Escrita sobre camadas de rua


28 de fevereiro de 2018


Chego na rua, nesta por onde passo todos os dias, caderno e caneta na mão e me ponho a caminhar com todos os olhos abertos, aqueles de sempre e aqueles outros, ainda me impressiono com o tanto de mundo que deixamos de ver no dia-a-dia das tarefas a cumprir. Pois hoje vejo outro prédio atrás desse prédio aqui, e entre os dois aparece um enorme pedaço de céu azul. Vejo plantinhas miúdas e vejo muita marca de vida pelos chãos. Escolho um lugar para pousar - a mureta do prédio em frente – e penso na importância de ir a novos lugares não apenas para estar em novos lugares, mas para ver de outro ângulo. Para desgrudar de percepções que teimam em nos acompanhar. O olhar ampliado permite que o mundo se inscreva em nós. Se escreva em nós. Estou aqui mas estou com as outras. Raquel, Thais, Lidia, Ruth, imersas nas intensidades da Cinelândia ao meio-dia. Vamos insistindo nessa dança-escrita, que é dança escrita com as mãos no papel, com os pés no chão, com o corpo no mundo. Expansão é quando não se pode mais conter.
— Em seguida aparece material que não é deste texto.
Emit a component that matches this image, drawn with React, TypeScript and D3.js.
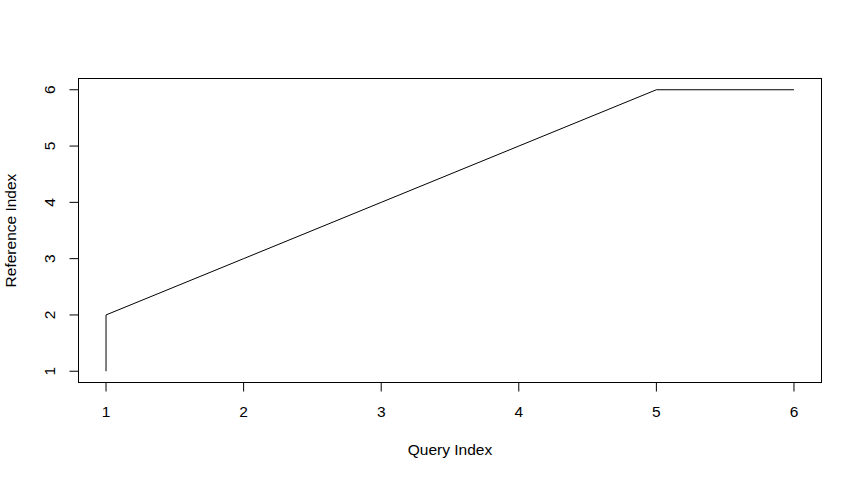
import React from "react";
import * as d3 from "d3";

const queryIndex = [1, 1, 2, 3, 4, 5, 6];
const referenceIndex = [1, 2, 3, 4, 5, 6, 6];
const xTicks = [1, 2, 3, 4, 5, 6];
const yTicks = [1, 2, 3, 4, 5, 6];

const W = 862, H = 481;
const L = 78.5, R = 821.5, T = 78.5, B = 382.5;
const FONT = "'Liberation Sans', Arial, Helvetica, sans-serif";
const FS = 15.5;
const TICK = 9;

export default function App() {
  const x = d3.scaleLinear().domain([0.8, 6.2]).range([L, R]);
  const y = d3.scaleLinear().domain([0.8, 6.2]).range([B, T]);
  const pts = queryIndex.map((q, i) => [q, referenceIndex[i]] as [number, number]);
  const line = d3.line<[number, number]>().x(d => x(d[0])).y(d => y(d[1]));
  return (
    <svg width={W} height={H} style={{ position: "absolute", left: 0, top: 0, background: "#fff" }}>
      <rect x={0} y={0} width={W} height={H} fill="#fff" />
      <path d={line(pts) || ""} fill="none" stroke="#000" strokeWidth={1} />
      <rect x={L} y={T} width={R - L} height={B - T} fill="none" stroke="#000" strokeWidth={1} />
      {/* x axis */}
      <line x1={x(xTicks[0])} x2={x(xTicks[xTicks.length - 1])} y1={B} y2={B} stroke="#000" />
      {xTicks.map(t => (
        <g key={"x" + t}>
          <line x1={x(t)} x2={x(t)} y1={B} y2={B + TICK} stroke="#000" />
          <text x={x(t)} y={417} textAnchor="middle" fontFamily={FONT} fontSize={FS}>{t}</text>
        </g>
      ))}
      {/* y axis */}
      <line x1={L} x2={L} y1={y(yTicks[0])} y2={y(yTicks[yTicks.length - 1])} stroke="#000" />
      {yTicks.map(t => (
        <g key={"y" + t}>
          <line x1={L} x2={L - TICK} y1={y(t)} y2={y(t)} stroke="#000" />
          <text transform={`translate(55,${y(t)}) rotate(-90)`} textAnchor="middle" fontFamily={FONT} fontSize={FS}>{t}</text>
        </g>
      ))}
      <text x={(L + R) / 2} y={455} textAnchor="middle" fontFamily={FONT} fontSize={FS}>Query Index</text>
      <text transform={`translate(16,${(T + B) / 2}) rotate(-90)`} textAnchor="middle" fontFamily={FONT} fontSize={FS}>Reference Index</text>
    </svg>
  );
}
Ruptura, rachadura, explosão. Romper para poder seguir e para seguir sendo.  A rua é silenciosa e hoje me parece misteriosa, guardando segredos que só entrando em outro tempo é que podemos saber. Dois passos para lá e saio da correnteza, do tempo urgente. A caneta hoje se move lenta, acordando preguiçosa, se espreguiçando e voltando a dançar. Um caminhão de mudanças, a moto que chega e já vai, a moça saindo com bagagem, as formigas que me escalam e me tornam parte do lugar. A respiração aos poucos sintoniza com o espaço, segue a dinâmica do que está sendo em volta. O chão parece se ampliar e convidar a estar. Logo mais virão as crianças e colheremos folhas, gravetos, cumprimentaremos os cachorros e nos espantaremos com pequenezas pelo caminho.